Delayed Heap SQL syncs

Incident Report for Heap

Postmortem

Last week we experienced Redshift sync delays across all customers. This was due to three separate, unrelated issues occurring in short succession.

The first issue occurred last Sunday into Monday. We are in the process of changing the way we handle access between our various cloud services from key-based access to instance role-based access. Last weekend, we migrated our Redshift export servers to use role-based access when uploading data to s3. When the switchover was executed, the role assigned to our Redshift servers did not have the requisite permissions to write to the relevant s3 buckets. This caused all uploads to fail, and syncs to become backlogged for all of our customers. This was not detected in our test suite, as our Redshift tests do not cover authentication between our various cloud services.

The second issue occurred last Tuesday. In order to improve query performance for our customers, we are making some significant changes to our data storage schema that require rebuilding a significant fraction of our indexes. Some of the queries we run during Redshift syncs share a database connection pool with our index-building workers. Last Tuesday, the increased volume of index builds in the connection pool caused queries to queue up. The wait time for these queries reached several minutes, and since we run many of them on each sync (on the order of thousands for some customers), this caused syncs to take significantly longer than normal. This caused a backlog of syncs to build up. To address the issue and prevent this in the future, we moved the queries into a separate connection pool.

The third issue occurred last Thursday. We upgraded the version of node.js that we use across our infrastructure. The new version of node was incompatible with the data encoding libraries we use on our Redshift servers, and caused segmentation faults on a significant fraction of sync attempts. This caused our system to fail to recognize completed/ended syncs, which prevented any new syncs from proceeding. The packaging repository we used at the time didn’t easily allow for library downgrades, so it took our engineering team several hours to change packaging systems and revert to the previous version of node.js.
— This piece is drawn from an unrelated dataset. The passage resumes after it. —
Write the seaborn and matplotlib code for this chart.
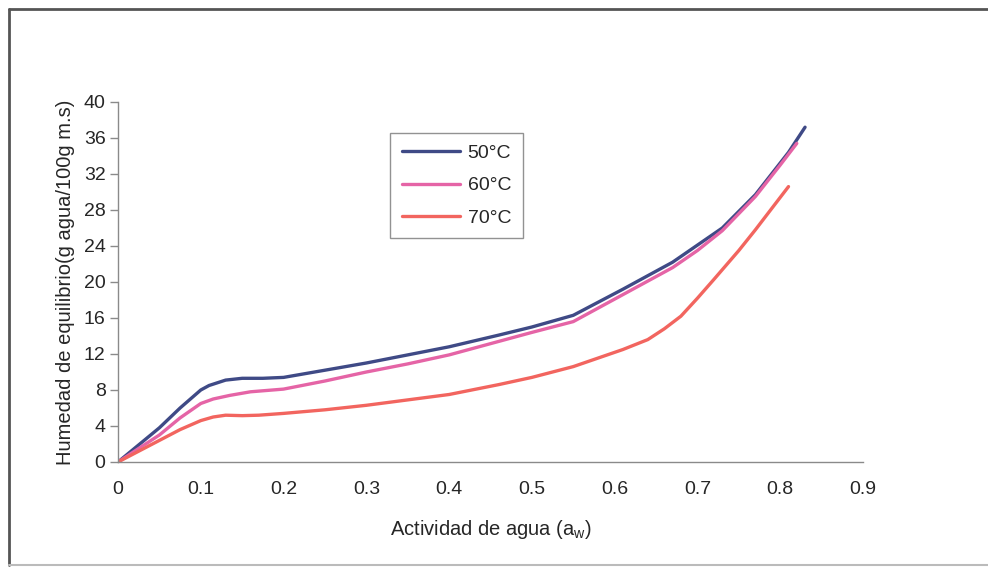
import matplotlib
matplotlib.use("Agg")
import matplotlib.pyplot as plt
import seaborn as sns
import pandas as pd
from matplotlib.lines import Line2D

# ---- data ----
aw_50 = [0, 0.05, 0.075, 0.1, 0.11, 0.13, 0.15, 0.175, 0.2, 0.25, 0.3, 0.35, 0.4, 0.46, 0.5, 0.55,
         0.61, 0.67, 0.7, 0.73, 0.77, 0.81, 0.83]
m_50 = [0, 3.8, 6.0, 8.0, 8.5, 9.1, 9.3, 9.3, 9.4, 10.2, 11.0, 11.9, 12.8, 14.1, 15.0, 16.3,
        19.2, 22.2, 24.1, 26.0, 29.7, 34.4, 37.2]

aw_60 = [0, 0.05, 0.075, 0.1, 0.115, 0.135, 0.16, 0.2, 0.25, 0.3, 0.35, 0.4, 0.46, 0.5, 0.55,
         0.61, 0.67, 0.7, 0.73, 0.77, 0.8, 0.82]
m_60 = [0, 3.0, 4.9, 6.5, 7.0, 7.4, 7.8, 8.1, 9.0, 10.0, 10.9, 11.9, 13.4, 14.4, 15.6,
        18.6, 21.6, 23.5, 25.7, 29.5, 33.0, 35.4]

aw_70 = [0, 0.05, 0.075, 0.1, 0.115, 0.13, 0.15, 0.17, 0.2, 0.25, 0.3, 0.35, 0.4, 0.46, 0.5, 0.55,
         0.61, 0.64, 0.66, 0.68, 0.7, 0.72, 0.75, 0.77, 0.79, 0.81]
m_70 = [0, 2.4, 3.6, 4.6, 5.0, 5.2, 5.15, 5.2, 5.4, 5.8, 6.3, 6.9, 7.5, 8.6, 9.4, 10.6,
        12.5, 13.6, 14.8, 16.2, 18.2, 20.3, 23.5, 25.8, 28.2, 30.6]

series_labels = ["50°C", "60°C", "70°C"]
x_ticks = [0, 0.1, 0.2, 0.3, 0.4, 0.5, 0.6, 0.7, 0.8, 0.9]
x_tick_labels = ["0", "0.1", "0.2", "0.3", "0.4", "0.5", "0.6", "0.7", "0.8", "0.9"]
y_ticks = [0, 4, 8, 12, 16, 20, 24, 28, 32, 36, 40]

colors = {"50°C": "#3f4a86", "60°C": "#e564a6", "70°C": "#f2655f"}

frames = []
for lab, xs, ys in zip(series_labels, [aw_50, aw_60, aw_70], [m_50, m_60, m_70]):
    frames.append(pd.DataFrame({"aw": xs, "M": ys, "Temp": lab}))
df = pd.concat(frames, ignore_index=True)

sns.set_theme(style="white")
plt.rcParams["font.family"] = ["Liberation Sans", "DejaVu Sans"]

fig = plt.figure(figsize=(9.88, 5.67), dpi=100)
fig.patch.set_facecolor("white")
ax = fig.add_axes([118/988, 1-462/567, (863-118)/988, (462-102)/567])

sns.lineplot(data=df, x="aw", y="M", hue="Temp", palette=colors, sort=False,
             estimator=None, linewidth=2.4, ax=ax, legend=False)
for ln in ax.lines:
    ln.set_solid_joinstyle("round")
    ln.set_solid_capstyle("round")

ax.set_xlim(0, 0.9)
ax.set_ylim(0, 40)
ax.set_xticks(x_ticks)
ax.set_xticklabels(x_tick_labels)
ax.set_yticks(y_ticks)

for s in ["top", "right"]:
    ax.spines[s].set_visible(False)
for s in ["left", "bottom"]:
    ax.spines[s].set_color("#8a8a8a")
    ax.spines[s].set_linewidth(1.0)

txt_col = "#262626"
ax.tick_params(axis="x", direction="in", length=5, width=1, color="#8a8a8a",
               labelsize=14, labelcolor=txt_col, pad=14)
ax.tick_params(axis="y", direction="out", length=6, width=1, color="#8a8a8a",
               labelsize=14, labelcolor=txt_col, pad=3, left=True)

ax.set_xlabel("Actividad de agua (a$_\\mathregular{w}$)", fontsize=14.5, color=txt_col, labelpad=14)
ax.set_ylabel("Humedad de equilibrio(g agua/100g m.s)", fontsize=14.5, color=txt_col, labelpad=6)

handles = [Line2D([0], [0], color=colors[l], lw=2.4) for l in series_labels]
leg = ax.legend(handles, series_labels, loc="upper left", bbox_to_anchor=(0.365, 0.914),
                borderaxespad=0, frameon=True, fancybox=False, fontsize=14,
                handlelength=3.0, handletextpad=0.4, labelspacing=0.75,
                borderpad=0.6)
leg.get_frame().set_edgecolor("#777777")
leg.get_frame().set_linewidth(1.0)
for t in leg.get_texts():
    t.set_color(txt_col)

# outer frame of the figure (left & top dark, bottom faint)
fx0, fy_top, fy_bot = 9/988, 1-9/567, 1-565/567
fig.add_artist(Line2D([fx0, 1.0], [fy_top, fy_top], transform=fig.transFigure,
                      color="#555555", lw=2.0))
fig.add_artist(Line2D([fx0, fx0], [fy_bot, fy_top], transform=fig.transFigure,
                      color="#555555", lw=2.0))
fig.add_artist(Line2D([fx0, 1.0], [fy_bot, fy_bot], transform=fig.transFigure,
                      color="#bbbbbb", lw=1.5))

fig.savefig("out.png", dpi=100, facecolor="white")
We understand that these delays are unacceptable, so we’re making the following changes to prevent these issues going forwards:

Adding new integration tests that cover access between our servers, s3, and Redshift, as well as our compression/encoding libraries.
Modifying our package installation system to allow easy downgrades to previous versions of node.
Improving our monitoring and alerting systems to better detect systemic Redshift sync issues affecting our entire customer base.

Posted Jul 21, 2017 - 14:32 PDT

Resolved

This incident has been resolved.

Posted Jul 13, 2017 - 20:55 PDT

Investigating

Heap SQL syncs are experiencing delays for some customers. Our data engineering team is investigating and we'll update our status when the sync process returns to the expected sync cadence.

Posted Jul 13, 2017 - 08:44 PDT